Parents Warned Against Fisher-Price Rock 'N Play After 10 Infants Died In The Product — Here's What You Need To Know
Following numerous reports of infants rolling over and dying in a popular baby product, the U.S. Consumer Product Safety Commission (CPSC) and Fisher-Price issued a joint statement warning parents not to use the Fisher-Price Rock ‘n Play after infants reach 3 months old, according to a report released on Friday, April 5. The CPSC said in a statement that is aware of 10 infant deaths that have occurred since 2015 while using the Fisher-Price Rock n' Play, noting that infants had rolled over from their backs to their stomachs or side, "while unrestrained" in the seat.
"According to medical literature, infants typically begin rollover behaviors at 3 months," the CPSC said in a statement on Friday, adding that all 10 infant deaths were 3 months old or older. "Because deaths continue to occur, CPSC is recommending consumers stop use of the product by three months of age, or as soon as an infant exhibits rollover capabilities."
The CPSC and Fisher-Price have issued previous warnings that parents and caregivers should "stop using the product when infants can roll over." But "the reported deaths show that some consumers are still using the product when infants are capable of rolling and without using the three point harness restraint," the CPSC said in a statement.
Fisher-Price did not immediately respond to Romper's request for further comment regarding the new warning, but the company did issue a statement on its website, also noting that it "warns parents and caregivers to discontinue use of the Rock ‘n Play Sleeper when infants begin to roll over." According to pediatrician Juan Carlos Millon, who previously spoke to TODAY, not about this product warning, "most babies will start to roll anywhere from the end of their third month to the fifth month."

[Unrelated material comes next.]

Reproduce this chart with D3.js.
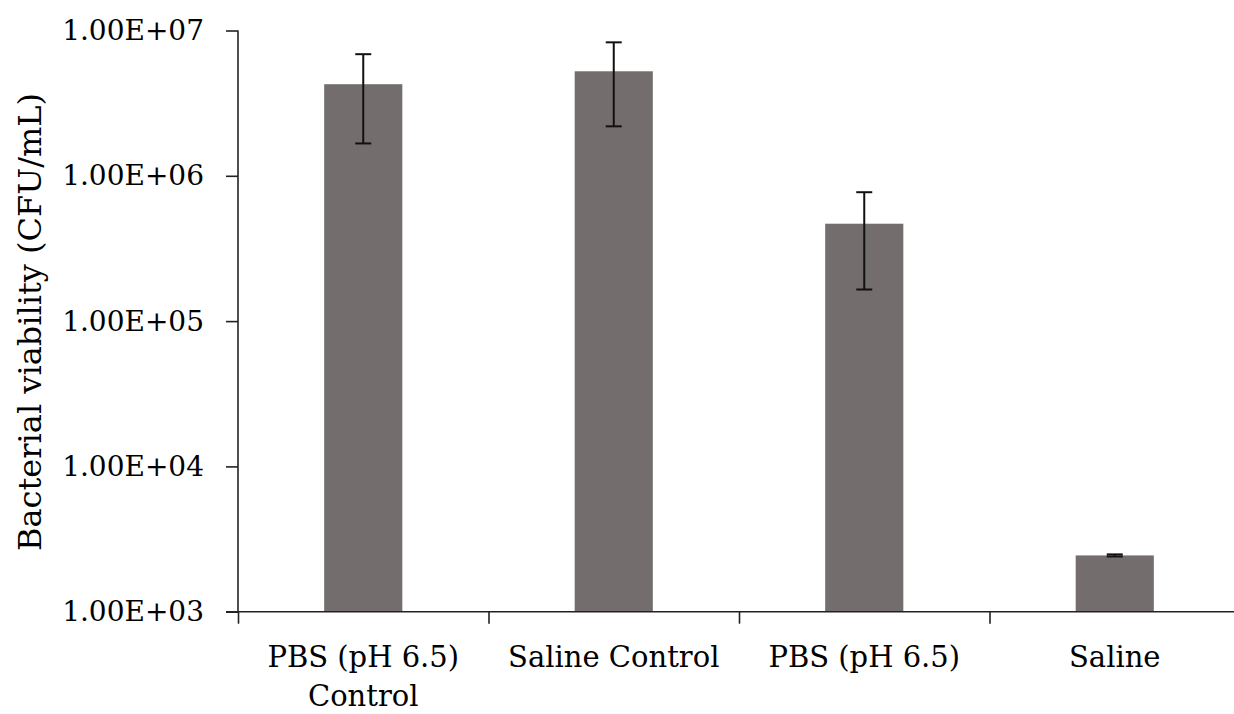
<!DOCTYPE html>
<html><head><meta charset="utf-8">
<script src="https://cdn.jsdelivr.net/npm/d3@7/dist/d3.min.js"></script>
<style>body{margin:0;background:#fff}svg{display:block}svg text{font-family:"DejaVu Serif",serif;fill:#000}</style>
</head><body><svg id="c" width="1234" height="714"></svg>
<script>
const categories = [["PBS (pH 6.5)","Control"],["Saline Control"],["PBS (pH 6.5)"],["Saline"]];
const means = [4.27e6, 5.24e6, 4.68e5, 2.44e3];
const sds = [2.6e6, 3.05e6, 3.03e5, 0.04e3];
const yTicks = [1e3, 1e4, 1e5, 1e6, 1e7];
const yTickLabels = ["1.00E+03","1.00E+04","1.00E+05","1.00E+06","1.00E+07"];
const yTitle = "Bacterial viability (CFU/mL)";

const svg = d3.select("#c");
const mLeft = 238, mRight = 1240, mTop = 30.5, mBottom = 611.7;
const x = d3.scaleBand().domain(d3.range(categories.length)).range([mLeft, mRight]).paddingInner(0).paddingOuter(0);
const y = d3.scaleLog().domain([1e3, 1e7]).range([mBottom, mTop]);
const bw = x.bandwidth() * 0.312;

// bars
svg.selectAll("rect.bar").data(means).enter().append("rect")
  .attr("x", (d,i) => x(i) + x.bandwidth()/2 - bw/2)
  .attr("y", d => y(d))
  .attr("width", bw)
  .attr("height", d => mBottom - y(d))
  .attr("fill", "#736e6d");

// error bars
const eb = svg.append("g").attr("stroke", "#111").attr("stroke-width", 2);
means.forEach((m,i) => {
  const cx = x(i) + x.bandwidth()/2;
  const hi = y(m + sds[i]), lo = y(Math.max(m - sds[i], 1e3));
  eb.append("line").attr("x1", cx).attr("x2", cx).attr("y1", hi).attr("y2", lo);
  eb.append("line").attr("x1", cx-8).attr("x2", cx+8).attr("y1", hi).attr("y2", hi);
  eb.append("line").attr("x1", cx-8).attr("x2", cx+8).attr("y1", lo).attr("y2", lo);
});

// y axis
const yAxis = d3.axisLeft(y).tickValues(yTicks).tickFormat((d,i) => yTickLabels[i]).tickSize(12).tickPadding(22);
const gy = svg.append("g").attr("transform", `translate(${mLeft},0)`).call(yAxis).attr("font-family", null);
gy.select(".domain").attr("stroke", "#222").attr("stroke-width", 1.6).attr("d", `M0,${mTop}V${mBottom}`);
gy.selectAll(".tick line").attr("stroke", "#222").attr("stroke-width", 1.6);
gy.selectAll(".tick text").style("font-size", "28px").attr("fill", "#000");

// x axis
const xAxis = d3.axisBottom(d3.scaleLinear().domain([0, categories.length]).range([mLeft, mRight]))
  .tickValues(d3.range(categories.length + 1)).tickFormat("").tickSize(12);
const gx = svg.append("g").attr("transform", `translate(0,${mBottom})`).call(xAxis);
gx.select(".domain").attr("stroke", "#222").attr("stroke-width", 1.6).attr("d", `M${mLeft-12},0H${mRight}`);
gx.selectAll(".tick line").attr("stroke", "#222").attr("stroke-width", 1.6);

// category labels
categories.forEach((lines,i) => {
  const t = svg.append("text").attr("text-anchor", "middle").style("font-size", "29px")
    .attr("x", x(i) + x.bandwidth()/2).attr("y", 667);
  lines.forEach((l,j) => t.append("tspan").attr("x", x(i) + x.bandwidth()/2).attr("dy", j ? 39 : 0).text(l));
});

// y title
svg.append("text").attr("text-anchor", "middle").style("font-size", "32px")
  .attr("transform", `translate(41,322) rotate(-90)`).text(yTitle);
</script></body></html>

Fisher-Price said in its statement, "In keeping with that trust, the Rock ‘n Play Sleeper meets all applicable safety standards, including those of the international standards organization, known as ASTM International, and is certified by the Juvenile Products Manufacturing Association (JPMA)," adding that Fisher-Price products come with instructions on how to use them "on the front of the product packaging, in the product instructions, and on our website."
In a statement to CNN regarding the new warning, Chuck Scothon, general manager at Fisher-Price, said, "a child fatality is an unimaginable tragedy... Fisher-Price and every one of our employees take the responsibility of being part of your family seriously, and we are committed to earning that trust every day."
On Twitter, the CPSC and Fisher-Price issued a reminder to "consumers to always create a safe sleep environment for infants: Never add blankets, pillows, stuffed toys, or other items to a baby’s sleep space and always place infants to sleep on their backs."
The American Academy of Pediatrics has similar advice for parents regarding safe sleep practices for infants, such as placing the baby on their back while they sleep, including naps, using a firm surface, and keeping "loose bedding out of the baby’s sleep area."
Beyond utilizing this warning, if parents have any questions or concerns about safe sleep practices or how to safely use a product with your baby, always reach out to your pediatrician or a medical professional for guidance.